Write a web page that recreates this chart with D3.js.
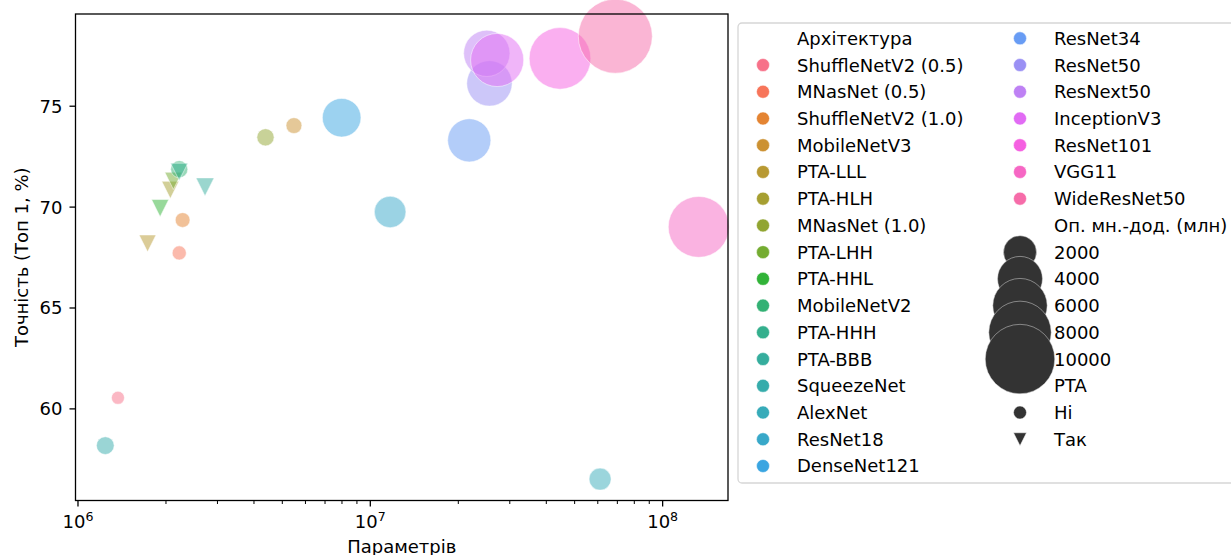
<!DOCTYPE html>
<html>
<head>
<meta charset="utf-8">
<script src="https://cdn.jsdelivr.net/npm/d3@7"></script>
<style>
  body { margin: 0; background: #fff; }
  svg { display: block; font-family: "DejaVu Sans", sans-serif; }
</style>
</head>
<body>
<script>
// architectures, in the order seaborn met them (hue order)
const names = ["ShuffleNetV2 (0.5)", "MNasNet (0.5)", "ShuffleNetV2 (1.0)", "MobileNetV3",
  "PTA-LLL", "PTA-HLH", "MNasNet (1.0)", "PTA-LHH", "PTA-HHL", "MobileNetV2", "PTA-HHH",
  "PTA-BBB", "SqueezeNet", "AlexNet", "ResNet18", "DenseNet121", "ResNet34", "ResNet50",
  "ResNext50", "InceptionV3", "ResNet101", "VGG11", "WideResNet50"];
const params = [1.37e6, 2.22e6, 2.28e6, 5.48e6, 1.73e6, 2.07e6, 4.38e6, 2.12e6, 1.91e6, 2.22e6,
  2.22e6, 2.72e6, 1.24e6, 61.1e6, 11.69e6, 7.98e6, 21.8e6, 25.56e6, 25.03e6, 27.16e6, 44.55e6,
  132.86e6, 68.88e6];
const accuracy = [60.55, 67.73, 69.36, 74.04, 68.2, 70.85, 73.46, 71.3, 69.95, 71.88, 71.75,
  71.0, 58.18, 56.52, 69.76, 74.43, 73.31, 76.13, 77.62, 77.29, 77.37, 69.02, 78.47];
const macs = [41, 104, 146, 217, 290, 310, 312, 310, 310, 300, 320, 380, 350, 714, 1814, 2865,
  3664, 4089, 4260, 5713, 7801, 7609, 11398];
const isPTA = names.map(n => n.startsWith("PTA"));

const sizeTicks = [2000, 4000, 6000, 8000, 10000];
const styleLabels = ["Ні", "Так"];
const xTicks = [6, 7, 8];
const yTicks = [60, 65, 70, 75];

// husl palette, like seaborn's husl_palette(n, h=.01, s=.9, l=.65)
const M = [[3.240969941904521, -1.537383177570093, -0.498610760293],
           [-0.96924363628087, 1.87596750150772, 0.041555057407175],
           [0.055630079696993, -0.20397695888897, 1.056971514242878]];
const refU = 0.19783000664283, refV = 0.46831999493879, kappa = 903.2962962, eps = 0.0088564516;
function bounds(L) {
  const res = [];
  const sub1 = Math.pow(L + 16, 3) / 1560896, sub2 = sub1 > eps ? sub1 : L / kappa;
  for (const [m1, m2, m3] of M) {
    for (const t of [0, 1]) {
      const top1 = (284517 * m1 - 94839 * m3) * sub2;
      const top2 = (838422 * m3 + 769860 * m2 + 731718 * m1) * L * sub2 - 769860 * t * L;
      const bottom = (632260 * m3 - 126452 * m2) * sub2 + 126452 * t;
      res.push([top1 / bottom, top2 / bottom]);
    }
  }
  return res;
}
function husl(H, S, L) {
  const h = H / 360 * 2 * Math.PI;
  let max = Infinity;
  bounds(L).forEach(([s, i]) => {
    const len = i / (Math.sin(h) - s * Math.cos(h));
    if (len >= 0) max = Math.min(max, len);
  });
  const C = max / 100 * S, U = Math.cos(h) * C, V = Math.sin(h) * C;
  const Y = L <= 8 ? L / kappa : Math.pow((L + 16) / 116, 3);
  const vU = U / (13 * L) + refU, vV = V / (13 * L) + refV;
  const X = -(9 * Y * vU) / ((vU - 4) * vV - vU * vV);
  const Z = (9 * Y - 15 * vV * Y - vV * X) / (3 * vV);
  const f = c => c <= 0.0031308 ? 12.92 * c : 1.055 * Math.pow(c, 1 / 2.4) - 0.055;
  const rgb = M.map(r => Math.max(0, Math.min(1, f(r[0] * X + r[1] * Y + r[2] * Z))) * 255);
  return d3.rgb(...rgb).formatHex();
}
const palette = names.map((d, i) => husl(((i / names.length + 0.01) % 1) * 359, 89.1, 64.35));
const color = d3.scaleOrdinal().domain(names).range(palette);

const W = 1231, H = 555;
const plot = {left: 75.5, right: 728, top: 14, bottom: 500.5};
const fontSize = 18, alpha = 0.5;

const svg = d3.select("body").append("svg").attr("width", W).attr("height", H);

const x = d3.scaleLog().domain([Math.pow(10, 5.9915), Math.pow(10, 8.2236)]).range([plot.left, plot.right]);
const y = d3.scaleLinear().domain([55.46, 79.57]).range([plot.bottom, plot.top]);
// marker area (px^2) linear in MACs, as seaborn's size mapping
const area = d3.scaleLinear().domain(d3.extent(macs)).range([169, 5476]);

const data = names.map((n, i) => ({name: n, p: params[i], acc: accuracy[i], m: macs[i], pta: isPTA[i]}));

function triPath(d) {
  // matplotlib "v": width = height = sqrt(area), centred on bbox
  const h = d / 2;
  return `M${-h},${-h}L${h},${-h}L0,${h}Z`;
}

// points
const pts = svg.append("g");
data.forEach(d => {
  const s = Math.sqrt(area(d.m));
  const g = pts.append("g").attr("transform", `translate(${x(d.p)},${y(d.acc)})`);
  const mark = d.pta ? g.append("path").attr("d", triPath(s)) : g.append("circle").attr("r", s / 2);
  mark.attr("fill", color(d.name)).attr("fill-opacity", alpha)
    .attr("stroke", "#fff").attr("stroke-opacity", alpha).attr("stroke-width", 1);
});

// axes frame
svg.append("rect")
  .attr("x", plot.left).attr("y", plot.top)
  .attr("width", plot.right - plot.left).attr("height", plot.bottom - plot.top)
  .attr("fill", "none").attr("stroke", "#000").attr("stroke-width", 1.3);

// x ticks
const minor = [];
[5, 6, 7, 8].forEach(e => d3.range(2, 10).forEach(k => {
  const v = k * Math.pow(10, e);
  if (v > x.domain()[0] && v < x.domain()[1]) minor.push(v);
}));
svg.append("g").selectAll("line").data(minor).join("line")
  .attr("x1", d => x(d)).attr("x2", d => x(d))
  .attr("y1", plot.bottom).attr("y2", plot.bottom + 3.5)
  .attr("stroke", "#000").attr("stroke-width", 1);
const xt = svg.append("g").selectAll("g").data(xTicks).join("g")
  .attr("transform", d => `translate(${x(Math.pow(10, d))},${plot.bottom})`);
xt.append("line").attr("y2", 6).attr("stroke", "#000").attr("stroke-width", 1.3);
const xl = xt.append("text").attr("y", 27.5).attr("text-anchor", "middle")
  .style("font-size", fontSize + "px").attr("fill", "#000");
xl.append("tspan").text("10");
xl.append("tspan").attr("dy", -7).style("font-size", "12.6px").text(d => d);

// y ticks
const yt = svg.append("g").selectAll("g").data(yTicks).join("g")
  .attr("transform", d => `translate(${plot.left},${y(d)})`);
yt.append("line").attr("x2", -6).attr("stroke", "#000").attr("stroke-width", 1.3);
yt.append("text").attr("x", -13).attr("dy", "0.36em").attr("text-anchor", "end")
  .style("font-size", fontSize + "px").attr("fill", "#000").text(d => d);

// axis labels
svg.append("text").attr("x", (plot.left + plot.right) / 2).attr("y", 552.5)
  .attr("text-anchor", "middle").style("font-size", fontSize + "px").text("Параметрів");
svg.append("text").attr("transform", `translate(27.5,${(plot.top + plot.bottom) / 2}) rotate(-90)`)
  .attr("text-anchor", "middle").style("font-size", fontSize + "px").text("Точність (Топ 1, %)");

// legend
const leg = {left: 738, top: 23, bottom: 483, row0: 38.3, rowH: 26.73,
             col: [{mark: 763, text: 797}, {mark: 1020, text: 1054}]};
svg.append("rect")
  .attr("x", leg.left).attr("y", leg.top).attr("width", W - leg.left + 20)
  .attr("height", leg.bottom - leg.top).attr("rx", 4)
  .attr("fill", "#fff").attr("fill-opacity", 0.8)
  .attr("stroke", "#d6d6d6").attr("stroke-width", 1.3);

const entries = [{label: "Архітектура", kind: "title"}]
  .concat(names.map(n => ({label: n, kind: "hue"})))
  .concat([{label: "Оп. мн.-дод. (млн)", kind: "title"}])
  .concat(sizeTicks.map(v => ({label: String(v), kind: "size", v: v})))
  .concat([{label: "PTA", kind: "title"}])
  .concat(styleLabels.map((l, i) => ({label: l, kind: "style", tri: i === 1})));
const perCol = Math.ceil(entries.length / 2);
entries.forEach((e, i) => {
  e.c = Math.floor(i / perCol);
  e.r = i % perCol;
});

const lg = svg.append("g");
// markers first, so the text stays on top
entries.forEach(e => {
  const cx = leg.col[e.c].mark, cy = leg.row0 + e.r * leg.rowH;
  if (e.kind === "hue") {
    lg.append("circle").attr("cx", cx).attr("cy", cy).attr("r", 6.5)
      .attr("fill", color(e.label)).attr("stroke", "#fff").attr("stroke-width", 0.5);
  } else if (e.kind === "size") {
    lg.append("circle").attr("cx", cx).attr("cy", cy).attr("r", Math.sqrt(area(e.v)) / 2)
      .attr("fill", "#333").attr("stroke", "#ddd").attr("stroke-width", 0.5);
  } else if (e.kind === "style") {
    if (e.tri) {
      lg.append("path").attr("transform", `translate(${cx},${cy})`).attr("d", triPath(13))
        .attr("fill", "#333").attr("stroke", "#fff").attr("stroke-width", 0.5);
    } else {
      lg.append("circle").attr("cx", cx).attr("cy", cy).attr("r", 6.5)
        .attr("fill", "#333").attr("stroke", "#fff").attr("stroke-width", 0.5);
    }
  }
});
entries.forEach(e => {
  lg.append("text").attr("x", leg.col[e.c].text).attr("y", leg.row0 + e.r * leg.rowH)
    .attr("dy", "0.36em").style("font-size", fontSize + "px").attr("fill", "#000")
    .text(e.label);
});
</script>
</body>
</html>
◇ ◇ ◇ ◇ ◇
=== Exercise instructions ===
Restate only the lines running from the start of the material above through the line containing "const yTicks = [60, 65, 70, 75];", ends included. No pictures.

=== Solution to this problem ===
Write a web page that recreates this chart with D3.js.
<!DOCTYPE html>
<html>
<head>
<meta charset="utf-8">
<script src="https://cdn.jsdelivr.net/npm/d3@7"></script>
<style>
  body { margin: 0; background: #fff; }
  svg { display: block; font-family: "DejaVu Sans", sans-serif; }
</style>
</head>
<body>
<script>
// architectures, in the order seaborn met them (hue order)
const names = ["ShuffleNetV2 (0.5)", "MNasNet (0.5)", "ShuffleNetV2 (1.0)", "MobileNetV3",
  "PTA-LLL", "PTA-HLH", "MNasNet (1.0)", "PTA-LHH", "PTA-HHL", "MobileNetV2", "PTA-HHH",
  "PTA-BBB", "SqueezeNet", "AlexNet", "ResNet18", "DenseNet121", "ResNet34", "ResNet50",
  "ResNext50", "InceptionV3", "ResNet101", "VGG11", "WideResNet50"];
const params = [1.37e6, 2.22e6, 2.28e6, 5.48e6, 1.73e6, 2.07e6, 4.38e6, 2.12e6, 1.91e6, 2.22e6,
  2.22e6, 2.72e6, 1.24e6, 61.1e6, 11.69e6, 7.98e6, 21.8e6, 25.56e6, 25.03e6, 27.16e6, 44.55e6,
  132.86e6, 68.88e6];
const accuracy = [60.55, 67.73, 69.36, 74.04, 68.2, 70.85, 73.46, 71.3, 69.95, 71.88, 71.75,
  71.0, 58.18, 56.52, 69.76, 74.43, 73.31, 76.13, 77.62, 77.29, 77.37, 69.02, 78.47];
const macs = [41, 104, 146, 217, 290, 310, 312, 310, 310, 300, 320, 380, 350, 714, 1814, 2865,
  3664, 4089, 4260, 5713, 7801, 7609, 11398];
const isPTA = names.map(n => n.startsWith("PTA"));

const sizeTicks = [2000, 4000, 6000, 8000, 10000];
const styleLabels = ["Ні", "Так"];
const xTicks = [6, 7, 8];
const yTicks = [60, 65, 70, 75];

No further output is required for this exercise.